The Senate yesterday urged the Central Bank of Nigeria (CBN) to considerably adjust its recent cash withdrawal limit policy in response to public outcry against the move.
The upper chamber also mandated its Committee on Banking, Insurance and Other Financial Institutions to “continue to embark on aggressive oversight of the (apex) Bank on its commitment to flexible adjustment of the withdrawal limit and periodically report outcome to the Senate.”
The Senate also resolved to “support the CBN in the continuous implementation of transformational payments and financial industry initiatives in line with its mandate in accordance with the CBN Act.”
These resolutions of the Senate followed its consideration and approval of the recommendations contained in a report by its Committee on Banks, Insurance and other Financial Institutions on the recent cash withdrawal limit of the CBN.
The Senate also approved the nomination of a Deputy Governor of the Central Bank of Nigeria (CBN) on Financial System Stability, Mrs Aishat Ndanusa Ahmad for reappointment.

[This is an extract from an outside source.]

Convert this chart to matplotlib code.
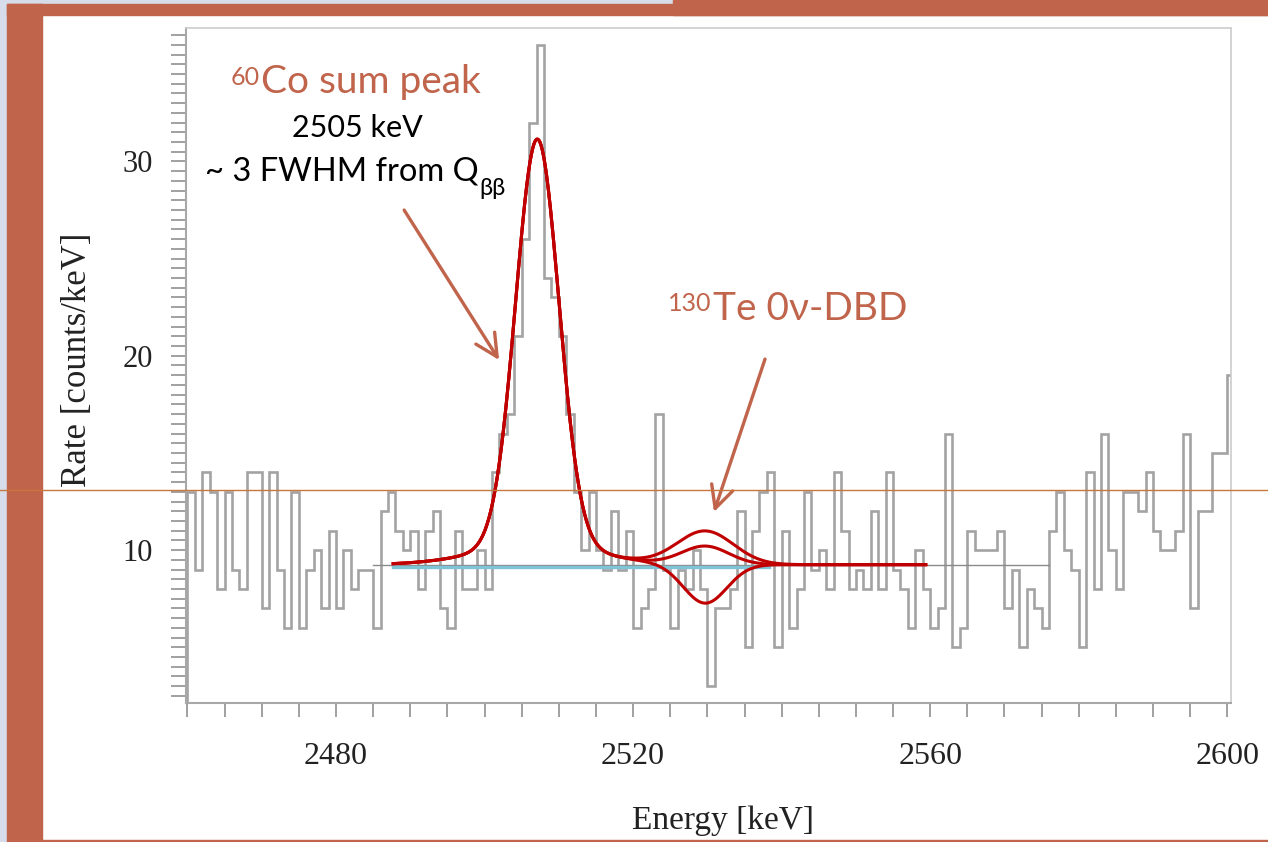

The upper chamber also cleared a Deputy Governor Corporate Services of the apex bank, Edward Lametek Adamu, for reappointment.
The apex bank had under its revised cash withdrawal limits placed a limit on cash withdrawals to N20,000 daily for Point Of Sale terminals; N100,000 weekly for private individuals and N500,000 for organisations and corporate bodies weekly, respectively.
However, the policy has continued to face criticism from a cross-section of Nigerians who believe that it is not only “punitive” but “unsustainable.”
The apex bank had said the move would help curb inflation, insecurity and corruption apart from having a beneficial effect on the nation’s economy.
Some Senators, in their contribution to the debate on the policy opposed the policy while others supported it.
Senators Yusuf Abubakar Yusuf, Francis Ailimikhena and Biobarakuma Degi-Eremienyo supported the policy and called on Nigerians to allow it to thrive.
However, Senators Orji Kalu, Ajibola Basiru, Adamu Aliero, Muhammad Adamu Bulkachuwa, Biodun Olujimi, Hassan Hadejia, Chukwuka Utazi, Stella Oduah, Francis Fadahunsi and Kabir Barkiya, among others, opposed the policy.
Some of them argued that even though the policy is targeted at the elites, it would have detrimental effect on the rural populace.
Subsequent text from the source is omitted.